When you see bad press about your favorite affiliate product, you’ll be tempted to jump in the fray and say something equally nasty back.
Don’t do it. Whatever you do, stay silent for at least a day.
What most people don’t know is, if your favorite product is actually good, and the allegations against your favorite product are false, bad publicity can even be better than good publicity sometimes.
If you handle bad publicity well, money can’t possibly ever buy you the kind of press you’ll get as a result. Some people even manufacture false bad publicity just so they can reap the benefits of their response - I don’t suggest you do this, because it can easily backfire.
But if bad publicity comes up, thank the heavens for it.
Now, a day has passed, you bookmarked the bad comments, you went and did something else to calm your nerves. So what do you do now?
You sweep in as the helpful, wonderful person you are and turn the tide of the conversation. How do you do this? For starters, tf you can, get the creator of the product to post as a follow up. When folks think they are complaining about a nameless, faceless entity, and not a real person whose feeling they could hurt, they’re a lot less free with their idle gossip.
Imagine if you were posting about how Windows Explorers keeps crashing and Bill Gates posted to the forum to address your problem.
Next, whether you are the product creator or not, admit any shortcomings. This is crucial. If they are right about whatever the flaws are in your product (get your head out of the clouds, every product has one.), address it. Tell them what you’re doing to fix it in the next release. Or give them the reason why you did it that way - to benefit your customers, to keep the costs low, to protect the privacy of your users.
The thing about admitting your flaws is that it leaves the other person with no weapons against you.
My book is too short? Yes, it is. I cut the fat out of the book because I learned that my clients are busy, and I don’t want to waste their time. But anyone here who has bought the book can use my personal address to ask me for the missing chapters - free.
I said there was a sneaky part to this.
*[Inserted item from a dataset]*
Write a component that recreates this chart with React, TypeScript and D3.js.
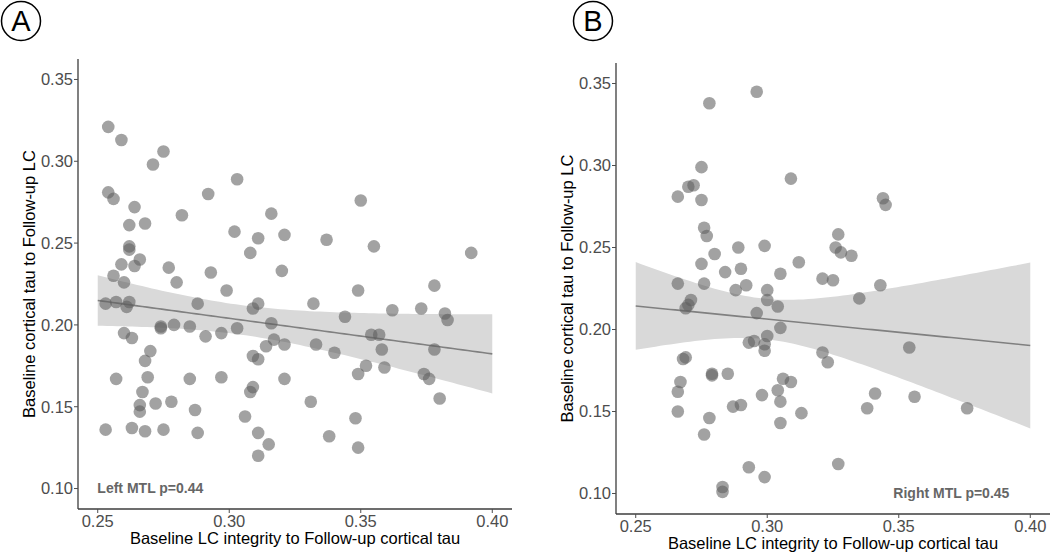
import React from 'react';
import * as d3 from 'd3';

// Left MTL: baseline LC integrity (x) vs baseline cortical tau (y)
const leftX = [
  0.254, 0.259, 0.275, 0.271, 0.303, 0.292, 0.254, 0.256, 0.264, 0.350,
  0.282, 0.316, 0.262, 0.268, 0.302, 0.311, 0.321, 0.337, 0.355, 0.392,
  0.262, 0.262, 0.308, 0.266, 0.259, 0.264, 0.277, 0.320, 0.293, 0.256,
  0.260, 0.280, 0.299, 0.349, 0.378, 0.253, 0.257, 0.261, 0.262, 0.288,
  0.309, 0.311, 0.332, 0.362, 0.373, 0.382, 0.383, 0.344, 0.279, 0.274,
  0.274, 0.285, 0.316, 0.303, 0.297, 0.291, 0.260, 0.263, 0.354, 0.357,
  0.317, 0.321, 0.314, 0.333, 0.358, 0.378, 0.340, 0.270, 0.268, 0.309,
  0.311, 0.352, 0.359, 0.349, 0.374, 0.376, 0.257, 0.269, 0.285, 0.297,
  0.321, 0.309, 0.308, 0.267, 0.380, 0.266, 0.272, 0.278, 0.331, 0.287,
  0.266, 0.306, 0.348, 0.253, 0.263, 0.268, 0.275, 0.288, 0.311, 0.338,
  0.315, 0.349, 0.311,
];
const leftY = [
  0.321, 0.313, 0.306, 0.298, 0.289, 0.280, 0.281, 0.277, 0.272, 0.276,
  0.267, 0.268, 0.261, 0.262, 0.257, 0.253, 0.255, 0.252, 0.248, 0.244,
  0.248, 0.246, 0.244, 0.240, 0.237, 0.236, 0.235, 0.233, 0.232, 0.230,
  0.226, 0.226, 0.221, 0.221, 0.224, 0.213, 0.214, 0.211, 0.214, 0.213,
  0.210, 0.213, 0.213, 0.209, 0.210, 0.207, 0.203, 0.205, 0.200, 0.199,
  0.198, 0.199, 0.201, 0.198, 0.195, 0.193, 0.195, 0.192, 0.194, 0.194,
  0.191, 0.188, 0.187, 0.188, 0.185, 0.185, 0.183, 0.184, 0.178, 0.181,
  0.179, 0.175, 0.174, 0.170, 0.170, 0.167, 0.167, 0.168, 0.167, 0.168,
  0.167, 0.162, 0.159, 0.159, 0.155, 0.151, 0.152, 0.153, 0.153, 0.148,
  0.147, 0.144, 0.143, 0.136, 0.137, 0.135, 0.136, 0.134, 0.134, 0.132,
  0.127, 0.125, 0.120,
];

// Right MTL
const rightX = [
  0.296, 0.278, 0.275, 0.309, 0.266, 0.270, 0.272, 0.275, 0.344, 0.345,
  0.276, 0.277, 0.327, 0.289, 0.299, 0.326, 0.328, 0.332, 0.280, 0.275,
  0.312, 0.284, 0.290, 0.305, 0.321, 0.325, 0.266, 0.276, 0.292, 0.343,
  0.288, 0.300, 0.300, 0.304, 0.271, 0.270, 0.269, 0.335, 0.296, 0.305,
  0.300, 0.299, 0.295, 0.293, 0.299, 0.354, 0.321, 0.323, 0.268, 0.269,
  0.279, 0.279, 0.285, 0.267, 0.306, 0.309, 0.304, 0.266, 0.298, 0.341,
  0.305, 0.356, 0.287, 0.290, 0.338, 0.376, 0.266, 0.313, 0.278, 0.305,
  0.276, 0.327, 0.293, 0.299, 0.283, 0.283,
];
const rightY = [
  0.345, 0.338, 0.299, 0.292, 0.281, 0.287, 0.288, 0.279, 0.280, 0.276,
  0.262, 0.257, 0.258, 0.250, 0.251, 0.250, 0.247, 0.245, 0.246, 0.240,
  0.241, 0.235, 0.237, 0.234, 0.231, 0.230, 0.228, 0.228, 0.227, 0.227,
  0.224, 0.224, 0.218, 0.214, 0.218, 0.215, 0.213, 0.219, 0.210, 0.201,
  0.196, 0.191, 0.193, 0.192, 0.187, 0.189, 0.186, 0.180, 0.182, 0.183,
  0.173, 0.172, 0.173, 0.168, 0.170, 0.168, 0.163, 0.162, 0.160, 0.161,
  0.156, 0.159, 0.153, 0.154, 0.152, 0.152, 0.150, 0.149, 0.146, 0.143,
  0.136, 0.118, 0.116, 0.110, 0.104, 0.101,
];

const xTicks = [0.25, 0.3, 0.35, 0.4];
const yTicks = [0.1, 0.15, 0.2, 0.25, 0.3, 0.35];
const xLimits = [0.25, 0.4];
const yLimits = [0.1, 0.35];

const xTitle = 'Baseline LC integrity to Follow-up cortical tau';
const yTitle = 'Baseline cortical tau to Follow-up LC';

const FONT = '"Liberation Sans", Arial, Helvetica, sans-serif';

// linear fit with 95% confidence band, like geom_smooth(method = "lm")
function lmBand(xs, ys) {
  const n = xs.length;
  const mx = d3.mean(xs);
  const my = d3.mean(ys);
  let sxx = 0, sxy = 0;
  for (let i = 0; i < n; i++) {
    sxx += (xs[i] - mx) ** 2;
    sxy += (xs[i] - mx) * (ys[i] - my);
  }
  const b = sxy / sxx;
  const a = my - b * mx;
  const rss = d3.sum(xs, (x, i) => (ys[i] - a - b * x) ** 2);
  const s = Math.sqrt(rss / (n - 2));
  const df = n - 2;
  const z = 1.96;
  const t = z + (z ** 3 + z) / (4 * df);
  return d3.range(81).map(i => {
    const x = xLimits[0] + (xLimits[1] - xLimits[0]) * i / 80;
    const fit = a + b * x;
    const se = s * Math.sqrt(1 / n + (x - mx) ** 2 / sxx);
    return { x, fit, lo: fit - t * se, hi: fit + t * se };
  });
}

function Panel({ xs, ys, left, top, right, bottom, label, cx, note, noteX }) {
  const xPad = (xLimits[1] - xLimits[0]) * 0.05;
  const yPad = (yLimits[1] - yLimits[0]) * 0.05;
  const x = d3.scaleLinear().domain([xLimits[0] - xPad, xLimits[1] + xPad]).range([left, right]);
  const y = d3.scaleLinear().domain([yLimits[0] - yPad, yLimits[1] + yPad]).range([bottom, top]);

  const band = lmBand(xs, ys);
  const area = d3.area().x(d => x(d.x)).y0(d => y(d.lo)).y1(d => y(d.hi));
  const line = d3.line().x(d => x(d.x)).y(d => y(d.fit));

  return (
    <g>
      <circle cx={cx} cy={21} r={19.5} fill="none" stroke="#000" strokeWidth={1.5} />
      <text x={cx} y={31} textAnchor="middle" fontFamily={FONT} fontSize={29} fill="#000">{label}</text>

      <path d={area(band)} fill="#d9d9d9" />
      <path d={line(band)} fill="none" stroke="#808080" strokeWidth={1.6} />

      {xs.map((v, i) =>
        <circle key={i} cx={x(v)} cy={y(ys[i])} r={6.3} fill="#5e5e5e" fillOpacity={0.58} />
      )}

      <line x1={left} x2={left} y1={top} y2={bottom} stroke="#3d3d3d" strokeWidth={1.3} />
      <line x1={left} x2={right} y1={bottom} y2={bottom} stroke="#3d3d3d" strokeWidth={1.3} />

      {yTicks.map(t =>
        <g key={t}>
          <line x1={left - 4} x2={left} y1={y(t)} y2={y(t)} stroke="#4d4d4d" />
          <text x={left - 5} y={y(t)} dy="0.36em" textAnchor="end" fontFamily={FONT} fontSize={16.5} fill="#4d4d4d">{d3.format('.2f')(t)}</text>
        </g>
      )}
      {xTicks.map(t =>
        <g key={t}>
          <line x1={x(t)} x2={x(t)} y1={bottom} y2={bottom + 4} stroke="#4d4d4d" />
          <text x={x(t)} y={bottom + 18} textAnchor="middle" fontFamily={FONT} fontSize={16.5} fill="#4d4d4d">{d3.format('.2f')(t)}</text>
        </g>
      )}

      <text x={(left + right) / 2} y={bottom + 35} textAnchor="middle" fontFamily={FONT} fontSize={16.5} fill="#000">{xTitle}</text>
      <text transform={`translate(${left - 43},${(top + bottom) / 2}) rotate(-90)`} textAnchor="middle" fontFamily={FONT} fontSize={16.5} fill="#000">{yTitle}</text>

      <text x={x(noteX)} y={y(0.1)} dy="0.35em" textAnchor="middle" fontFamily={FONT} fontSize={14} fontWeight="bold" fill="#666">{note}</text>
    </g>
  );
}

export default function App() {
  return (
    <svg width={1050} height={552} style={{ position: 'absolute', left: 0, top: 0, background: '#fff' }}>
      <Panel xs={leftX} ys={leftY} left={78} top={59} right={512} bottom={509}
        label="A" cx={21} note="Left MTL p=0.44" noteX={0.27} />
      <Panel xs={rightX} ys={rightY} left={616} top={63} right={1050} bottom={514}
        label="B" cx={593} note="Right MTL p=0.45" noteX={0.37} />
    </svg>
  );
}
And here it is. Set them up to attack you again, and use the opportunity of presenting the solution to the problem as a chance to do some promoting.
You think I want you to buy my book? Yeah, I do sincerely want to help you at this bargain price, when similiar products are priced twice as much, sure. But only if you want to exchange the value of your $50 for $500 worth of my help. And if you don’t, and you think you can figure it out on your own, here’s the link to my free resoureces/course/ebook/site.
Most of the time, the complaints are coming from someone who hasn’t even tried your product. I once stepped into a discussion an affiliate told me about where one webmaster told another that there was no such thing as free traffic.
I laughed so hard soda came out of my nose. Then I showed them where to get it, AND how much money I made from my last batch of free traffic.
When all else fails, end with a challenge. Even if it’s not your product, put some of your own money up. Converted skeptics are the best promotional tools ever. Once you bring them over to your side, all they ever want to do is tell everyone how wrong they were…. and how right they are now.
The Skeptic NEEDS to be right, either right now or later.
Clearly you still don’t believe that you can get the results I did. Fine. I’ll work with your site myself for 90 days. If you don’t get the results I promised, I’ll give you $100 and a free copy of my book..
You already know it’s going to work, and that it’s just that THEY don’t want to put that kind of work into it.
But in truth, you don’t care what that person thinks. You care what the community around them sees as a result of your interaction.
What was your reaction the last time you were in a forum, and saw someone get savagely attacked, yet they answered with humilty and grace? Odds are you were at least impressed with their composure. It might even have reminded you to stop by their site. If nothing else, your eyes came across their link or their name, or the name of their product again.
Now of course, none of this will work if your product really is crap, or if you did something unethical.
But if you’re doing good works, it’s almost formulaic how this will resolve most ankle-biting incidents.
Eventually, you’ll get big enough that you’re used to criticism, though you may never get to the point where harsh lies don’t sting if you’re a sensitive person like me. For me, it’s not usually the actual mean comment that hurts me - it’s that we still live in a world where people feel that their negativity should be used as a weapon against someone, when a simple, polite question probably would have addressed the problem.
I mean, I can face that some people just don’t trust the internet marketing community. To the extent that I’m a part of it, I can see how that happens. It’s mostly because someone copies another person’s hype language, but doesn’t follow through with a product that actually lives up to it.
If people want to make up their own minds that it’s not for them, I can understand that. But to drive someone else away from the possibility of gaining benefits for themselves, for no good reason? I’ll never get that. I’ll never get why the success of one person has to be seen as threatening to another.
This is the INTERNET man. Right now at least, there’s room enough for us all to rule our own little area.